Fil d'Ariane
Farouchement attachée à sa neutralité, la Suisse refuse, pour l'heure, catégoriquement la réexportation des armes de fabrication helvétique. Or, cette disposition ne figure pas au tableau des obligations étatiques en matière de neutralité. Le 7 juin dernier, le Conseil des États suisses a, pour la première fois, donné son feu vert pour un assouplissement de la loi fédérale.
Un char de combat antiaérien Gepard 1A2 lors d'un exercice de combat sur le terrain d'entraînement militaire de Bergen, en Basse-Saxe, en Allemagne, le 15 juin 2009.
Un oui au forceps mais inédit d’un point de vue symbolique. Par 24 voix pour, 17 contre et 4 abstentions, le Conseil des États suisses, la chambre haute, s’est prononcé, mercredi 7 juin, en faveur d’une modification de la loi sur le matériel de guerre.
Cet ajustement législatif vise à autoriser la réexportation des armes produites par la Suisse et vendues à des pays tiers. Le dossier a été poussé sur la table des discussions helvétiques depuis février 2023 sous la pression de ses voisins européens.
Au printemps 2022, l’Allemagne essuie un premier refus, tout comme le Danemark et l’Espagne par la suite. Berlin escompte alors l’accord de Berne pour l’envoi de quelque 12.400 munitions de 35 mm de fabrication helvétique pour ses chars anti-aériens Gepard livrés à l’Ukraine.
Ce premier pas vers un assouplissement de la législation suisse est toutefois loin d’entériner une application prochaine. Le texte doit désormais être avalisé par le Conseil national, la Chambre basse. Celui-là même qui, le 25 mai, a refusé la « lex Ukraine », une initiative similaire à celle approuvée par la chambre haute.
Cette loi ne dérive pas du droit de la neutralité.
Jean-Marc Rickli, directeur des risques globaux et de la résilience au Centre de Politique de Sécurité (GCSP) de Genève.
En toile de fond de ce débat, ressurgit la très sensible thématique de la neutralité. Largement soutenue dans le pays, elle confère à « l’identité suisse », au même titre que le fédéralisme ou la démocratie directe. C'est ce qu'explique Jean-Marc Rickli, directeur des risques globaux et de la résilience au Centre de Politique de Sécurité (GCSP) de Genève.
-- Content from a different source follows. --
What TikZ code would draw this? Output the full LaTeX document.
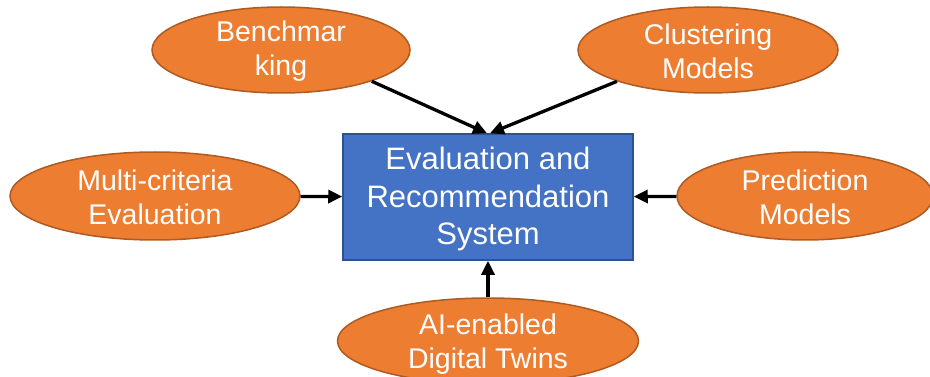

« La neutralité suisse a deux fonctions. Celle d’être un instrument de politique de sécurité qui devrait s’adapter en fonction de l’environnement international. Et une fonction identitaire. Cette dernière a pris le pas sur la première dans l’opinion publique. »
Car les contempteurs de cette révision de la loi, à l’instar des conservateurs de l’Union démocratique du centre (UDC) et des Verts, l’associent au principe de neutralité, bien qu’il n’en soit rien.
La question de la réexportation des armes ne relève pas des conventions de La Haye de 1907 qui définissent le droit des États neutres en temps de guerre. Cette disposition participe de la loi fédérale qui outrepasse les obligations étatiques de la Suisse sur le plan international.
« Le droit international de la neutralité interdit interdit l’exportation étatique d’armes vers des Etats qui sont en guerre interétatiques. L’exportation par des entreprises privées est autorisée si le principe d’égalité de traitement est respectée. Le législateur suisse est allé au-delà du droit de la neutralité en interdisant le commerce des entreprises privées suisses avec des belligérants et en adoptant une clause de non exportation des armes livrées à un pays tiers qui livrerait lui-même à un belligérant, détaille le chercheur.
Cette loi sur l’exportation et la réexportation du matériel de guerre ne dérive pas directement du droit de la neutralité. »
Depuis l’invasion de l’Ukraine, le 24 février 2022, la confédération helvétique a adopté l’ensemble des sanctions européennes prises à l’encontre de la Russie. Cette position ne viole en aucun cas le droit à la neutralité puisque celui-ci ne fait aucune mention des sanctions, seulement de la livraison du matériel de guerre par l’État.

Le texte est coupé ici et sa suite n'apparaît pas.